Team coaching involves a single coach – either a skilled outsider or team leader – working with a group of managers or executives. This type of coaching gives members of the group the opportunity to stretch beyond their current abilities. And by partnering with the team in the context of its everyday work challenges, the coach can introduce new ideas and see opportunities to improve team performance.
As with individual coaching, team coaching should focus on results. An effective leadership coach will work with the team to use its relationships, shared experiences and interpersonal awareness in a way that supports – rather than detracts from – the team’s goals.
Not all skilled coaches work with teams. In addition to the skills and perspectives needed for one-on-one coaching, you should expect these five attributes from a team coach:
- No. 1: A focus on the whole. A team coach may have the ability to coach individuals in many ways, but the goal is to facilitate learning for the team as a whole.
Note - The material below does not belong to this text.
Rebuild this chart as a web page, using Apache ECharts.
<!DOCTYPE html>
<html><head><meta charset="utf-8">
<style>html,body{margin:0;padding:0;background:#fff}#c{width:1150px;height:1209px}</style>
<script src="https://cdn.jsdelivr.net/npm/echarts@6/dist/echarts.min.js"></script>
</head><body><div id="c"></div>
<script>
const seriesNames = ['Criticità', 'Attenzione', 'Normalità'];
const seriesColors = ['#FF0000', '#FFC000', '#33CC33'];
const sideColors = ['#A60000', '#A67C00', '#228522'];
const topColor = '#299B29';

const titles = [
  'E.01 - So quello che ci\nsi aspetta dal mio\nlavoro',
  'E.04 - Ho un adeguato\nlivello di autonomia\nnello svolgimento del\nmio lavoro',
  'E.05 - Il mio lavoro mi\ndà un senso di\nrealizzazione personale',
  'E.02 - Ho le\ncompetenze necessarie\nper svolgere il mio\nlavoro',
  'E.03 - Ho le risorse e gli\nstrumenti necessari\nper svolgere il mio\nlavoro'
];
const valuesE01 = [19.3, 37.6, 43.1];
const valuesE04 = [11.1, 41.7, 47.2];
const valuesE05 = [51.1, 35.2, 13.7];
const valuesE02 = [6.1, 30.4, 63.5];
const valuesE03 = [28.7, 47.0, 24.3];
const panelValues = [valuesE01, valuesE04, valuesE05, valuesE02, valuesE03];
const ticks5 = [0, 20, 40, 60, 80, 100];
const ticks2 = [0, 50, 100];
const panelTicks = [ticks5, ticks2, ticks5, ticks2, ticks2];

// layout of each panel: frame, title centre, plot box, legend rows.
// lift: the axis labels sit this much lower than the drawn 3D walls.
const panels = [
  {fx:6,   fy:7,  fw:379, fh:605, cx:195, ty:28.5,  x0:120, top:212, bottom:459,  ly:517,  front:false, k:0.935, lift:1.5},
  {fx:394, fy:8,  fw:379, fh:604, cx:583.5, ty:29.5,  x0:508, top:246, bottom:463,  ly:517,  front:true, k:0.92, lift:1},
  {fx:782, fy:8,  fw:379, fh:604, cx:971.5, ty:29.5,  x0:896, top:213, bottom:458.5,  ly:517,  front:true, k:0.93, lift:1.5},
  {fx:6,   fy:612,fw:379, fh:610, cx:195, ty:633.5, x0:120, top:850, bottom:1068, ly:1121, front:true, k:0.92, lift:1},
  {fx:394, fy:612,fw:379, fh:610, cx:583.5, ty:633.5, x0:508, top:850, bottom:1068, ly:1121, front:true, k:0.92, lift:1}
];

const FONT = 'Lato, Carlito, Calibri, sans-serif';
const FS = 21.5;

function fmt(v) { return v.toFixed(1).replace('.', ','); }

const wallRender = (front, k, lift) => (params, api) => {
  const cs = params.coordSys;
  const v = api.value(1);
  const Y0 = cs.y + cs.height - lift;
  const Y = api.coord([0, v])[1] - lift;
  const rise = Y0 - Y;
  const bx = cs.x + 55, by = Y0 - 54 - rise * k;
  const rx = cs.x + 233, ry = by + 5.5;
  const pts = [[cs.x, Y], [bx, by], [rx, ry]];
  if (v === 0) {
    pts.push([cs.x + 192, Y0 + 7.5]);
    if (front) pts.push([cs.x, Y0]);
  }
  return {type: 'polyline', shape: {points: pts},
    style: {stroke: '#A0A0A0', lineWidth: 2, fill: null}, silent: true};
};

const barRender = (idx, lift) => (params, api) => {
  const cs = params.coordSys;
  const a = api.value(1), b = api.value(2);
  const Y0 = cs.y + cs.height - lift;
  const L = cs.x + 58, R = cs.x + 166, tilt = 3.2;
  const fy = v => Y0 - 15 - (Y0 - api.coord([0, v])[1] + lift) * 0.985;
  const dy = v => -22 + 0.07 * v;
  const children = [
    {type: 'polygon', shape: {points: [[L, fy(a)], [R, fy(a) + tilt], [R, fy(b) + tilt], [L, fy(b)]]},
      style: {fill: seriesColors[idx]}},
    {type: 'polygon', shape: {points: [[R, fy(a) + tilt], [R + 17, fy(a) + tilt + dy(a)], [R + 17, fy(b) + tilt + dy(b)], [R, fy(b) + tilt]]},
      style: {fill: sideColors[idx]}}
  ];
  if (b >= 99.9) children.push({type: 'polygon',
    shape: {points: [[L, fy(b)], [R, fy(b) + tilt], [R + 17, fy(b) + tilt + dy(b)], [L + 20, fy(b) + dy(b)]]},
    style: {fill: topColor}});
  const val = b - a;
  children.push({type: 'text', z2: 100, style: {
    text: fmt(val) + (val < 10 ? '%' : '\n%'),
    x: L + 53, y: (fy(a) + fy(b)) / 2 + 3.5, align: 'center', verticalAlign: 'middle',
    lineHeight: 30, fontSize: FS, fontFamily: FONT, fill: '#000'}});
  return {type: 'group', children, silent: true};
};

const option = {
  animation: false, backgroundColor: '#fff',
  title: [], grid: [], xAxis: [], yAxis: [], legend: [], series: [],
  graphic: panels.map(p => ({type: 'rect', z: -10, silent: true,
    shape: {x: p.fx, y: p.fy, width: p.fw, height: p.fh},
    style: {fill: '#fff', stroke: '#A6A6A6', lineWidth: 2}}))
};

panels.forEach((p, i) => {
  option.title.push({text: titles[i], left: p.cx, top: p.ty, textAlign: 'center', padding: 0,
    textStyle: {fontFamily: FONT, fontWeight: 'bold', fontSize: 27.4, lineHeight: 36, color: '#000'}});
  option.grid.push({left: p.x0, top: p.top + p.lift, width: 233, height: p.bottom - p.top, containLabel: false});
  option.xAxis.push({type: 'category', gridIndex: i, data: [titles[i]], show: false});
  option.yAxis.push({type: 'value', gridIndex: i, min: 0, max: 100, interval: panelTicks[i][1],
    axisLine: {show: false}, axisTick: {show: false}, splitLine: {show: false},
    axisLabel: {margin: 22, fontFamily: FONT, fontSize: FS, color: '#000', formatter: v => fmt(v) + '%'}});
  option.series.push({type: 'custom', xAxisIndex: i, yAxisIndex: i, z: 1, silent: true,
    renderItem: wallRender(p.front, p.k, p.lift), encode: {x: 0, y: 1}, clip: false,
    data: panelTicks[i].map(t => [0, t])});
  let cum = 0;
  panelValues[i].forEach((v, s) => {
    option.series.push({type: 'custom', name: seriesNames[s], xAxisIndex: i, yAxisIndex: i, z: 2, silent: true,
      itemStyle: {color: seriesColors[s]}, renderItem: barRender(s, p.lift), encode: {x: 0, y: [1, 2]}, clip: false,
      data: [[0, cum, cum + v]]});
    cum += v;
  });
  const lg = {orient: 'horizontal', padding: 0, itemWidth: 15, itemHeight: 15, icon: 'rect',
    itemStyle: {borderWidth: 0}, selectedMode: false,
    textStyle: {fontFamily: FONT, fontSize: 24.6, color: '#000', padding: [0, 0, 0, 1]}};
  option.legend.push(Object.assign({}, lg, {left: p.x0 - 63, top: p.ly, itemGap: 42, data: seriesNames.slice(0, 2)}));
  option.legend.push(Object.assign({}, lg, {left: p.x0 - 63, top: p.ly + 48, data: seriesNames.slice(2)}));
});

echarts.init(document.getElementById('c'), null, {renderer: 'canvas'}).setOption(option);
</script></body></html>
The coach should find ways for team members to gain insight and practice different behaviors in the context of the team and its goals. Individual assessment and feedback may be a component of team coaching, but it is always related to improving team effectiveness.
- No. 2: A systems-thinking perspective. Coaches must understand the complex organizational dynamics in which the team operates.
- No. 3: Comfort with ambiguity. Team dynamics often create unpredictability. Coaches shouldn’t expect to drive the direction and specific outcomes of the team. Instead, they must be willing to learn the ways in which the team works, then coach accordingly.
- No. 4: The ability to set boundaries. Coaches need to be skilled at understanding, identifying and managing boundaries. A team coach should be finely attuned to the many relationships within the team. The coach has to work within at least three relational units: with individual coachees, with the team as a whole, and with the organization.
- No. 5: A long-term view. Team coaching doesn’t always have immediate results. Other business and organizational demands are great and constant, so a coach should not pressure the group to change too much too soon. If a team coach is persistent and patient, the team and the individuals within it will function more effectively.